The encyclopedic collection covers African, American, Ancient, Art Nouveau and Art Deco, English silver, European, Fabergé, Modern and Contemporary, South Asian, and East Asian art. The African collection has grown from 250 objects in the mid-1990s to roughly 500 today, with strengths in Kuba, Akan, Yoruba, Kongo, and Mali traditions. The Ancient galleries include "Tjeby," one of two Egyptian mummies in Richmond (the other lives at the University of Richmond). Art Nouveau holdings include René Lalique, Hector Guimard, Émile Gallé, Louis Comfort Tiffany, Charles Rennie Mackintosh, and Frank Lloyd Wright. In 2022 the museum acquired Portrait of a Creole Woman with Madras Tignon at auction for $948,000, deepening its representation of the colonial Americas. The VMFA Fellowship Program, established in 1940, has awarded over $5 million in grants to Virginia artists. Notable recipients include filmmaker Vince Gilligan and photographer Emmet Gowin. In 2004, the museum returned a sixteenth-century French painting that had been stolen by the Gestapo from Jewish Austrian collector Julius Priester in 1944.

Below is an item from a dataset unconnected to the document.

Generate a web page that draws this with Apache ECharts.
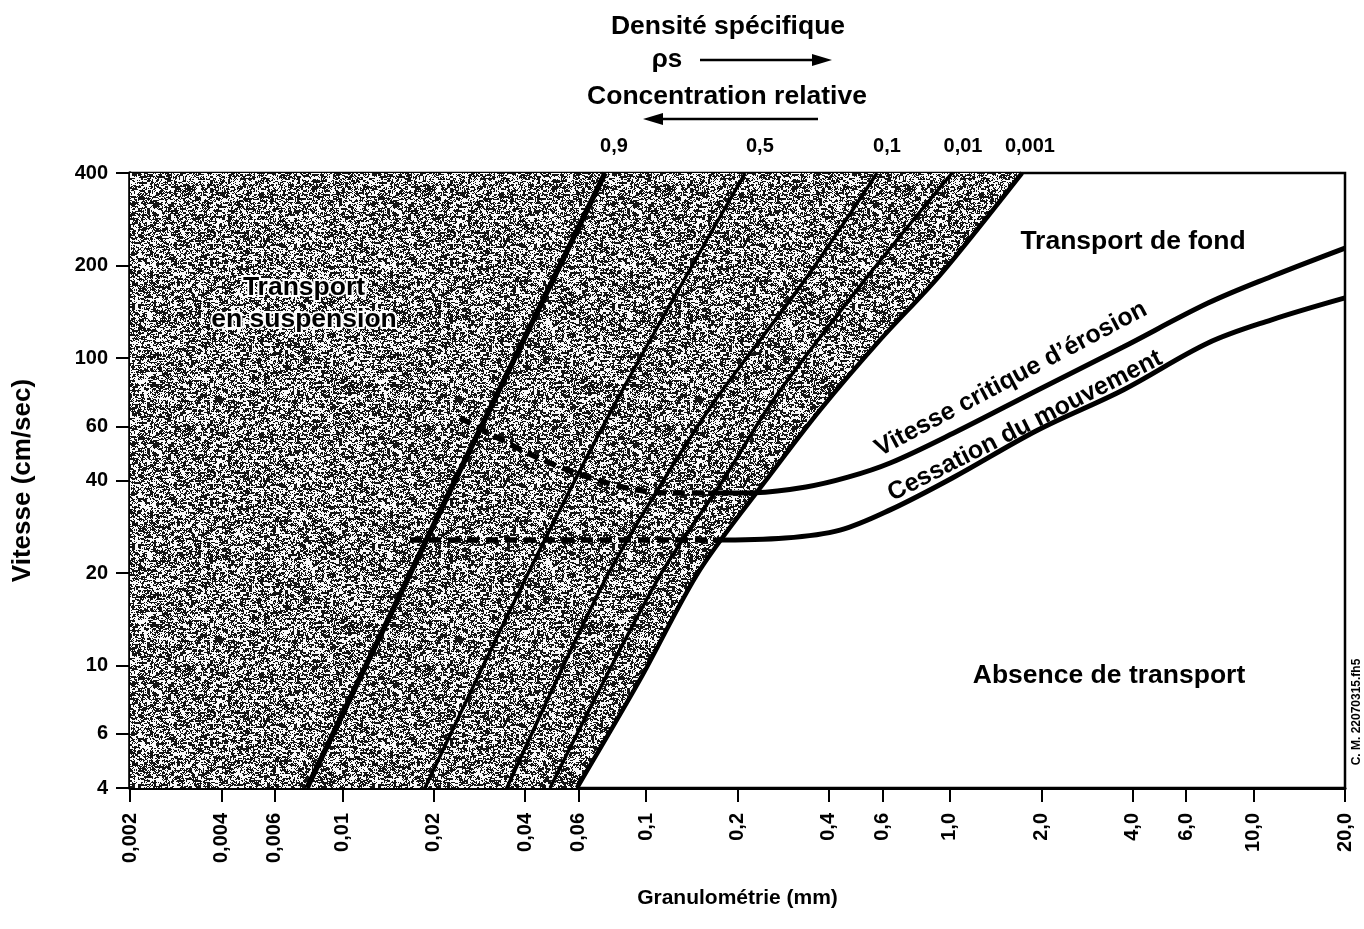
<!DOCTYPE html>
<html>
<head>
<meta charset="utf-8">
<title>Granulométrie et vitesse</title>
<script src="https://cdn.jsdelivr.net/npm/echarts@6/dist/echarts.min.js"></script>
<style>
    html, body { margin: 0; padding: 0; background: #fff; }
    #chart { width: 1364px; height: 929px; }
</style>
</head>
<body>
<div id="chart"></div>
<script>
// ticks
var xTicks = [0.002, 0.004, 0.006, 0.01, 0.02, 0.04, 0.06, 0.1, 0.2, 0.4, 0.6, 1, 2, 4, 6, 10, 20];
var xTickLabels = ['0,002', '0,004', '0,006', '0,01', '0,02', '0,04', '0,06', '0,1', '0,2', '0,4', '0,6', '1,0', '2,0', '4,0', '6,0', '10,0', '20,0'];
var yTicks = [4, 6, 10, 20, 40, 60, 100, 200, 400];

// concentration relative, read on the top edge
var concAt = [0.0784, 0.237, 0.621, 1.105, 1.836];
var concLabels = ['0,9', '0,5', '0,1', '0,01', '0,001'];

// suspension curves [diametre mm, vitesse cm/s]
var conc09 = [[0.00765, 4], [0.0235, 40], [0.0733, 400]];
var conc05 = [[0.0187, 4], [0.0399, 19], [0.0802, 73], [0.212, 400]];
var conc01 = [[0.0348, 4], [0.0733, 19], [0.114, 40], [0.169, 73], [0.334, 180], [0.576, 400]];
var conc001 = [[0.0483, 4], [0.109, 19], [0.179, 40], [0.262, 73], [0.526, 180], [1.017, 400]];
var conc0001 = [[0.0592, 4], [0.0955, 9], [0.1505, 20.5], [0.256, 41.7], [0.374, 67.8], [0.589, 114.5], [0.928, 186], [1.729, 400]];

// erosion / deposition
var erosion = [[0.16, 36.4], [0.228, 36.5], [0.336, 38.1], [0.462, 41], [0.636, 45.6], [1.03, 57.1], [1.95, 78.8], [3.72, 108.7], [7.08, 151], [11.4, 184], [20, 228]];
var erosionDash = [[0.0244, 63.9], [0.0299, 57.5], [0.0406, 49.2], [0.0575, 42.6], [0.0865, 37.8], [0.12, 36.4], [0.16, 36.4]];
var cessation = [[0.166, 25.6], [0.287, 26], [0.435, 27.6], [0.636, 32.1], [1.03, 41], [1.95, 58.4], [3.72, 78.8], [7.08, 112], [11.4, 133], [20, 157]];
var cessationDash = [[0.0167, 25.6], [0.166, 25.6]];

var font = "'Liberation Sans', Arial, Helvetica, sans-serif";

// grainy stipple used for the suspension zone
function grain(w, h) {
    var cv = document.createElement('canvas');
    cv.width = w;
    cv.height = h;
    var ctx = cv.getContext('2d');
    var img = ctx.createImageData(w, h);
    var seed = 97;
    function next() {
        seed = (seed * 16807) % 2147483647;
        return seed / 2147483647;
    }
    var cw = Math.ceil(w / 3), ch = Math.ceil(h / 2);
    var coarse = [];
    for (var k = 0; k < cw * ch; k++) coarse.push(next());
    for (var y = 0; y < h; y++) {
        for (var x = 0; x < w; x++) {
            var c = coarse[Math.floor(y / 2) * cw + Math.floor(x / 3)];
            var p = 0.5 * c + 0.5 * next();
            var g = p > 0.5 ? 20 : 250;
            var i = (y * w + x) * 4;
            img.data[i] = img.data[i + 1] = img.data[i + 2] = g;
            img.data[i + 3] = 255;
        }
    }
    ctx.putImageData(img, 0, 0);
    return cv;
}

function nearest(list, v) {
    var best = 0, d = Infinity;
    for (var i = 0; i < list.length; i++) {
        var dd = Math.abs(Math.log(list[i]) - Math.log(v));
        if (dd < d) { d = dd; best = i; }
    }
    return best;
}

function lineSeries(data, width, smooth, dash) {
    return {
        type: 'line',
        data: data,
        smooth: smooth,
        symbol: 'none',
        silent: true,
        lineStyle: { color: '#000', width: width, type: dash || 'solid', cap: 'butt' },
        z: 3
    };
}

function label(x, y, text, size, extra) {
    var el = {
        type: 'text', x: x, y: y, z: 10,
        style: {
            text: text, font: 'bold ' + size + 'px ' + font, fill: '#000',
            textAlign: 'center', align: 'center', textVerticalAlign: 'middle', verticalAlign: 'middle'
        }
    };
    if (extra) {
        for (var k in extra.style || {}) el.style[k] = extra.style[k];
        if (extra.rotation) el.rotation = extra.rotation;
    }
    return el;
}

var labelStyle = { fontFamily: font, fontWeight: 'bold', fontSize: 20, color: '#000' };

var chart = echarts.init(document.getElementById('chart'));

chart.setOption({
    animation: false,
    grid: {
        left: 130, top: 173, right: 19, bottom: 141,
        outerBoundsMode: 'none', containLabel: false,
        show: true, borderColor: '#000', borderWidth: 2.5
    },
    xAxis: [{
        type: 'log', logBase: 10, min: 0.002, max: 20,
        name: 'Granulométrie (mm)', nameLocation: 'middle', nameGap: 100,
        nameTextStyle: { fontFamily: font, fontWeight: 'bold', fontSize: 21, color: '#000' },
        axisLine: { show: true, onZero: false, lineStyle: { color: '#000', width: 3 } },
        axisTick: { show: true, length: 14, customValues: xTicks, lineStyle: { color: '#000', width: 2 } },
        axisLabel: Object.assign({
            customValues: xTicks, rotate: 90, margin: 25,
            formatter: function (v) { return xTickLabels[nearest(xTicks, v)]; }
        }, labelStyle),
        splitLine: { show: false },
        minorTick: { show: false }
    }, {
        type: 'log', logBase: 10, min: 0.002, max: 20, position: 'top',
        axisLine: { show: false },
        axisTick: { show: false },
        axisLabel: Object.assign({
            customValues: concAt, margin: 17,
            formatter: function (v) { return concLabels[nearest(concAt, v)]; }
        }, labelStyle),
        splitLine: { show: false }
    }],
    yAxis: {
        type: 'log', logBase: 10, min: 4, max: 400,
        name: 'Vitesse (cm/sec)', nameLocation: 'middle', nameGap: 94, nameRotate: 90,
        nameTextStyle: { fontFamily: font, fontWeight: 'bold', fontSize: 26, color: '#000' },
        axisLine: { show: true, lineStyle: { color: '#000', width: 3.5 } },
        axisTick: { show: true, length: 14, customValues: yTicks, lineStyle: { color: '#000', width: 2 } },
        axisLabel: Object.assign({
            customValues: yTicks, margin: 22,
            formatter: function (v) { return String(yTicks[nearest(yTicks, v)]); }
        }, labelStyle),
        splitLine: { show: false }
    },
    series: [
        {
            type: 'line',
            data: [[0.002, 4]].concat(conc0001),
            symbol: 'none',
            silent: true,
            lineStyle: { width: 0, opacity: 0 },
            areaStyle: { origin: 'end', opacity: 1, color: { image: grain(240, 240), repeat: 'repeat' } },
            z: 1
        },
        lineSeries(conc09, 5.5, false),
        lineSeries(conc05, 3.5, 0.3),
        lineSeries(conc01, 3.5, 0.3),
        lineSeries(conc001, 3.5, 0.3),
        lineSeries(conc0001, 4.5, 0.3),
        lineSeries(erosionDash, 5.5, 0.3, [12, 7]),
        lineSeries(cessationDash, 5.5, false, [12, 7]),
        lineSeries(erosion, 5, 0.35),
        lineSeries(cessation, 5, 0.35)
    ],
    graphic: [
        label(728, 27, 'Densité spécifique', 26.5),
        label(667, 60, 'ρs', 26),
        { type: 'line', shape: { x1: 700, y1: 60, x2: 818, y2: 60 }, style: { stroke: '#000', lineWidth: 2.5 } },
        { type: 'polygon', shape: { points: [[832, 60], [812, 54], [812, 66]] }, style: { fill: '#000' } },
        label(727, 97, 'Concentration relative', 26.5),
        { type: 'line', shape: { x1: 818, y1: 119, x2: 658, y2: 119 }, style: { stroke: '#000', lineWidth: 2.5 } },
        { type: 'polygon', shape: { points: [[643, 119], [663, 113], [663, 125]] }, style: { fill: '#000' } },
        label(304, 288, 'Transport', 26.5, { style: { stroke: '#fff', lineWidth: 4 } }),
        label(304, 320, 'en suspension', 26.5, { style: { stroke: '#fff', lineWidth: 4 } }),
        label(1133, 242, 'Transport de fond', 26.5),
        label(1109, 676, 'Absence de transport', 26.5),
        label(1011, 379, 'Vitesse critique d\u2019érosion', 25, { rotation: 28 * Math.PI / 180 }),
        label(1025, 426, 'Cessation du mouvement', 25, { rotation: 27 * Math.PI / 180 }),
        label(1357, 712, 'C. M. 22070315.fh5', 12, { rotation: Math.PI / 2 })
    ]
});
</script>
</body>
</html>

VMFA sits at 37.56 N, 77.47 W on Arthur Ashe Boulevard in Richmond's Museum District. From 1,500 to 3,000 feet AGL the campus is easy to spot — the long McGlothlin Wing glass facade reflects sunlight, and Rumors of War stands on the front lawn facing the Boulevard. The Virginia Historical Society sits immediately adjacent. KRIC (Richmond International) is approximately 8 nautical miles east-southeast. Pair with Monument Avenue running east-west a few blocks south and Stuart Circle visible at the eastern end.